Agrega que “me pareció cruel y hasta bárbaro turbar los últimos minutos de un hombre en aquella situación, con preguntas que, si las satisfacía, comprometía a sus amigos, y si las negaba, podían conturbar su conciencia”. Así, tomó la decisión de regresar a Santiago. Habría cabalgado un cuarto de legua cuando oyó la descarga que terminaba con la vida del coronel Juan Francisco Borges. Era el 1 de enero de 1817.

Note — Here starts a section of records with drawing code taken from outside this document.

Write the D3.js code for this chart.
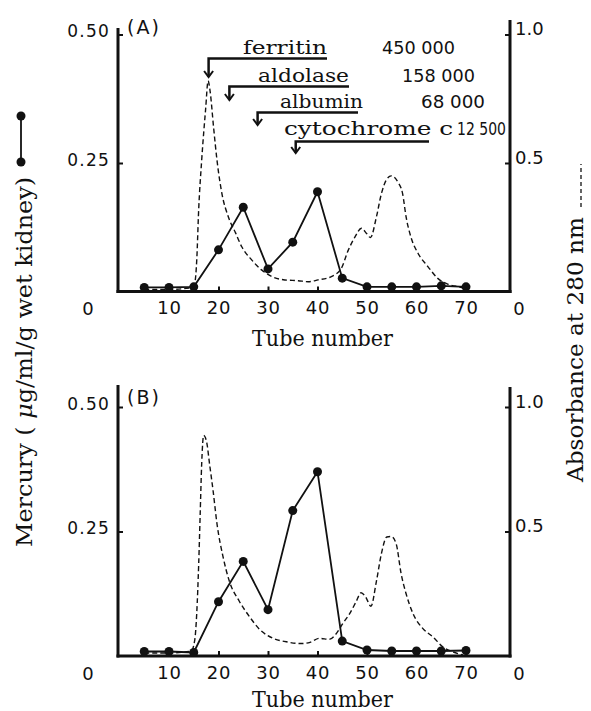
<!DOCTYPE html>
<html>
<head>
<meta charset="utf-8">
<script src="https://cdn.jsdelivr.net/npm/d3@7"></script>
<style>
  body { margin: 0; background: #fff; }
  svg { display: block; }
  .tick text { font-family: "DejaVu Sans", sans-serif; fill: #111; }
  .tick line { stroke: #111; stroke-width: 2; }
  .serif { font-family: "DejaVu Serif", serif; fill: #111; }
  .sans { font-family: "DejaVu Sans", sans-serif; fill: #111; }
</style>
</head>
<body>
<script>
var width = 591,
  height = 711;

// Tube numbers of the mercury fractions
var tubes = [5, 10, 15, 20, 25, 30, 35, 40, 45, 50, 55, 60, 65, 70];

// Mercury (ug/ml/g wet kidney), panel A and B
var mercuryA = [0.008, 0.008, 0.009, 0.081, 0.164, 0.044, 0.096, 0.194, 0.026, 0.009, 0.009, 0.009, 0.011, 0.009];
var mercuryB = [0.009, 0.009, 0.007, 0.109, 0.190, 0.093, 0.292, 0.370, 0.030, 0.012, 0.010, 0.010, 0.010, 0.011];

// Absorbance at 280 nm (dashed trace), panel A
var absTubesA = [5, 10, 14.5, 15.2, 15.6, 16.0, 16.6, 17.4, 17.9, 18.3, 19.0, 19.7, 20.7, 22.0, 23.4, 24.7, 26.7, 28.7, 30.8, 33.4, 36.1, 38.1, 40.1, 42.8, 44.8, 46.2, 47.5, 48.9, 49.9, 50.7, 51.9, 52.9, 53.9, 54.9, 56.2, 57.2, 57.9, 58.9, 60.3, 62.3, 64.3, 66.3, 68.3, 70.3];
var absA = [0.008, 0.008, 0.015, 0.033, 0.12, 0.32, 0.51, 0.71, 0.82, 0.78, 0.64, 0.51, 0.38, 0.29, 0.23, 0.174, 0.123, 0.084, 0.058, 0.045, 0.042, 0.038, 0.045, 0.058, 0.09, 0.16, 0.21, 0.246, 0.226, 0.21, 0.29, 0.38, 0.434, 0.45, 0.427, 0.38, 0.29, 0.21, 0.149, 0.097, 0.051, 0.029, 0.019, 0.013];

// Absorbance at 280 nm, panel B
var absTubesB = [5, 10, 14.5, 15.2, 15.6, 16.0, 16.3, 16.6, 17.0, 17.6, 18.2, 18.9, 19.7, 20.9, 22.2, 24.2, 26.3, 28.3, 31.0, 33.7, 36.7, 38.5, 40.4, 42.4, 43.8, 45.1, 46.5, 47.8, 48.8, 49.7, 50.8, 51.9, 52.9, 54.0, 54.9, 55.9, 56.9, 57.9, 59.3, 61.3, 63.3, 65.3, 67.3, 69.4];
var absB = [0.012, 0.012, 0.02, 0.064, 0.17, 0.37, 0.57, 0.77, 0.886, 0.86, 0.77, 0.665, 0.53, 0.40, 0.30, 0.22, 0.157, 0.107, 0.071, 0.057, 0.05, 0.055, 0.071, 0.067, 0.09, 0.13, 0.17, 0.218, 0.254, 0.238, 0.2, 0.30, 0.41, 0.478, 0.48, 0.45, 0.33, 0.25, 0.17, 0.11, 0.077, 0.037, 0.017, 0.004];

// axis ticks
var xTicks = [10, 20, 30, 40, 50, 60, 70];
var leftTicks = [0.25, 0.50];
var rightTicks = [0.5, 1.0];

// molecular weight standards (elution position in tubes)
var standardNames = ["ferritin", "aldolase", "albumin", "cytochrome c"];
var standardMW = ["450 000", "158 000", "68 000", "12 500"];
var standardTube = [18, 22.2, 27.9, 35.6];

var svg = d3.select("body")
  .append("svg")
  .attr("width", width)
  .attr("height", height);

svg.append("rect")
  .attr("width", width)
  .attr("height", height)
  .attr("fill", "#fff");

var leftX = 118,
  rightX = 510;

var x = d3.scaleLinear()
  .domain([0, 70])
  .range([119.5, 119.5 + 70 * 4.95]);

var panels = [
  { tag: "(A)", top: 34.5, bottom: 291.5, leftTop: 28, rightTop: 20, tagY: 34, titleY: 346, mercury: mercuryA, absX: absTubesA, abs: absA },
  { tag: "(B)", top: 407, bottom: 656, leftTop: 385, rightTop: 387, tagY: 404, titleY: 707, mercury: mercuryB, absX: absTubesB, abs: absB }
];

panels.forEach(function (p) {
  var yLeft = d3.scaleLinear().domain([0, 0.5]).range([p.bottom, p.top]);
  var yRight = d3.scaleLinear().domain([0, 1]).range([p.bottom, p.top]);
  var g = svg.append("g");

  // frame lines
  g.append("line")
    .attr("x1", leftX).attr("x2", leftX)
    .attr("y1", p.leftTop).attr("y2", p.bottom + 1.5)
    .attr("stroke", "#111").attr("stroke-width", 3);
  g.append("line")
    .attr("x1", rightX).attr("x2", rightX)
    .attr("y1", p.rightTop).attr("y2", p.bottom + 1.5)
    .attr("stroke", "#111").attr("stroke-width", 3);
  g.append("line")
    .attr("x1", leftX - 1.5).attr("x2", rightX + 1.5)
    .attr("y1", p.bottom).attr("y2", p.bottom)
    .attr("stroke", "#111").attr("stroke-width", 3);

  // axes
  var ax = g.append("g")
    .attr("transform", "translate(" + leftX + ",0)")
    .call(d3.axisLeft(yLeft).tickValues(leftTicks).tickFormat(d3.format(".2f"))
      .tickSizeInner(-5).tickSizeOuter(0).tickPadding(8));
  ax.select(".domain").remove();
  ax.selectAll(".tick text").attr("font-size", 17).attr("letter-spacing", 1.2).attr("dy", "0.12em");

  var ar = g.append("g")
    .attr("transform", "translate(" + rightX + ",0)")
    .call(d3.axisRight(yRight).tickValues(rightTicks).tickFormat(d3.format(".1f"))
      .tickSizeInner(-5).tickSizeOuter(0).tickPadding(5));
  ar.select(".domain").remove();
  ar.selectAll(".tick text").attr("font-size", 18).attr("dy", "0.0em");

  var ab = g.append("g")
    .attr("transform", "translate(0," + p.bottom + ")")
    .call(d3.axisBottom(x).tickValues(xTicks).tickFormat(d3.format("d"))
      .tickSizeInner(-5).tickSizeOuter(0).tickPadding(10));
  ab.select(".domain").remove();
  ab.selectAll(".tick text").attr("font-size", 18).attr("letter-spacing", 0.8);

  // zero labels of the two value axes
  [88, 519].forEach(function (zx) {
    g.append("text")
      .attr("class", "sans")
      .attr("x", zx)
      .attr("y", p.bottom + 23.5)
      .attr("text-anchor", "middle")
      .attr("font-size", 18)
      .text("0");
  });

  g.append("text")
    .attr("class", "sans")
    .attr("x", 127)
    .attr("y", p.tagY)
    .attr("font-size", 19)
    .attr("letter-spacing", 2)
    .text(p.tag);

  g.append("text")
    .attr("class", "serif")
    .attr("x", 252)
    .attr("y", p.titleY)
    .attr("font-size", 22)
    .attr("textLength", 141)
    .attr("lengthAdjust", "spacingAndGlyphs")
    .text("Tube number");

  // absorbance trace
  var absData = p.absX.map(function (t, i) { return [t, p.abs[i]]; });
  g.append("path")
    .datum(absData)
    .attr("fill", "none")
    .attr("stroke", "#111")
    .attr("stroke-width", 1.4)
    .attr("stroke-dasharray", "5,3")
    .attr("d", d3.line()
      .x(function (d) { return x(d[0]); })
      .y(function (d) { return yRight(d[1]); })
      .curve(d3.curveMonotoneX));

  // mercury
  var hgData = tubes.map(function (t, i) { return [t, p.mercury[i]]; });
  g.append("path")
    .datum(hgData)
    .attr("fill", "none")
    .attr("stroke", "#111")
    .attr("stroke-width", 1.8)
    .attr("d", d3.line()
      .x(function (d) { return x(d[0]); })
      .y(function (d) { return yLeft(d[1]); }));

  g.selectAll("circle")
    .data(hgData)
    .enter()
    .append("circle")
    .attr("cx", function (d) { return x(d[0]); })
    .attr("cy", function (d) { return yLeft(d[1]); })
    .attr("r", 4.5)
    .attr("fill", "#111");
});

// standards brackets in panel A
var stdLayout = [
  { textX: 243, textW: 84, base: 53.5, lineY: 58.5, lineEnd: 327, arrowEnd: 77, mwX: 382, mwW: 73 },
  { textX: 258, textW: 91, base: 81.5, lineY: 86.5, lineEnd: 349, arrowEnd: 100, mwX: 402, mwW: 73 },
  { textX: 280, textW: 83, base: 108, lineY: 112.5, lineEnd: 358, arrowEnd: 125, mwX: 421, mwW: 64 },
  { textX: 284, textW: 169, base: 135, lineY: 141.5, lineEnd: 429, arrowEnd: 153, mwX: 457, mwW: 49 }
];

var std = svg.append("g");
standardNames.forEach(function (name, i) {
  var L = stdLayout[i],
    ax = x(standardTube[i]);

  std.append("text")
    .attr("class", "serif")
    .attr("x", L.textX)
    .attr("y", L.base)
    .attr("font-size", 18)
    .attr("textLength", L.textW)
    .attr("lengthAdjust", "spacingAndGlyphs")
    .text(name);

  std.append("text")
    .attr("class", "sans")
    .attr("x", L.mwX)
    .attr("y", L.base)
    .attr("font-size", 18)
    .attr("textLength", L.mwW)
    .attr("lengthAdjust", "spacingAndGlyphs")
    .text(standardMW[i]);

  std.append("path")
    .attr("fill", "none")
    .attr("stroke", "#111")
    .attr("stroke-width", 2.5)
    .attr("d", "M" + L.lineEnd + "," + L.lineY + "H" + ax + "V" + L.arrowEnd);

  std.append("path")
    .attr("fill", "none")
    .attr("stroke", "#111")
    .attr("stroke-width", 2)
    .attr("d", "M" + (ax - 4.5) + "," + (L.arrowEnd - 6) + "L" + ax + "," + L.arrowEnd + "L" + (ax + 4.5) + "," + (L.arrowEnd - 6));
});

// left legend symbol and title
svg.append("line")
  .attr("x1", 21).attr("x2", 21)
  .attr("y1", 116).attr("y2", 162)
  .attr("stroke", "#111").attr("stroke-width", 1.8);
[116, 162].forEach(function (cy) {
  svg.append("circle").attr("cx", 21).attr("cy", cy).attr("r", 4.5).attr("fill", "#111");
});

var yTitle = svg.append("text")
  .attr("class", "serif")
  .attr("transform", "translate(32,547) rotate(-90)")
  .attr("font-size", 23)
  .attr("textLength", 370)
  .attr("lengthAdjust", "spacingAndGlyphs");
yTitle.append("tspan").text("Mercury ( ");
yTitle.append("tspan").attr("font-style", "italic").text("\u03bc");
yTitle.append("tspan").text("g/ml/g wet kidney)");

// right title and dashed legend
svg.append("text")
  .attr("class", "serif")
  .attr("transform", "translate(583,482) rotate(-90)")
  .attr("font-size", 22)
  .attr("textLength", 265)
  .attr("lengthAdjust", "spacingAndGlyphs")
  .text("Absorbance at 280 nm");

svg.append("line")
  .attr("x1", 581).attr("x2", 581)
  .attr("y1", 207).attr("y2", 164)
  .attr("stroke", "#111")
  .attr("stroke-width", 1.3)
  .attr("stroke-dasharray", "4,3");
</script>
</body>
</html>
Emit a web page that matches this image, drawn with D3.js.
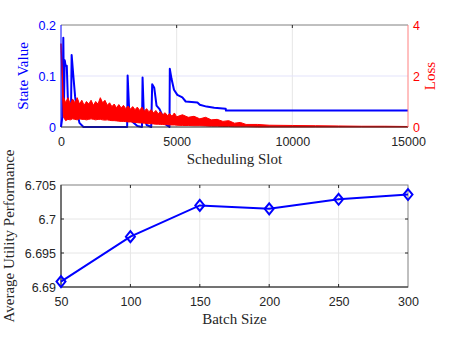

Tras algunas discusiones con Ibáñez, pidió Paz a Bustos que intercediera ante Belgrano para que perdonase la sentencia capital dictada también contra Goncebat, Lugones y Montenegro. La gracia se logró. Lugones fue degradado -aunque después regresaría al ejército- y los otros dos sufrieron sólo un tiempo de prisión. Comenta Bartolomé Mitre que todos “rescataron ese momento de error con distinguidos servicios posteriores”.

Error de Belgrano

A juicio de Paz, la orden de fusilar de Borges fue un grave error de Belgrano. Dictó “un decreto de muerte, sin juicio, sin forma alguna y sin oír al reo”. Deploraba que el general, “que tanto predicaba la obediencia y la observancia de las leyes, las violase invocándolas, sin que ninguna autoridad le hiciera cargo”.

Mitre apunta que Belgrano “cumplió con excesivo rigor la sentencia fulminada de antemano por el gobierno. Persuadido de que el movimiento subversivo de Santiago era en connivencia con el enemigo -que al mismo tiempo amenazaba invadir por la frontera de Salta- ordenó que en el término de dos horas fuese ejecutada. Injusta era esta suposición, pues Borges había probado ser un verdadero patriota”. Pero “los tiempos eran duros, y Belgrano era inexorable en materia de disciplina, siendo Borges un militar sujeto a su dura ley”.

El historiador Luis Alén Lascano expresa que Borges “cayó como un valiente precursor del federalismo santiagueño, y debe ser reverenciado por ello, pues fue el anunciador y primer caudillo de una provincianía indeclinable”.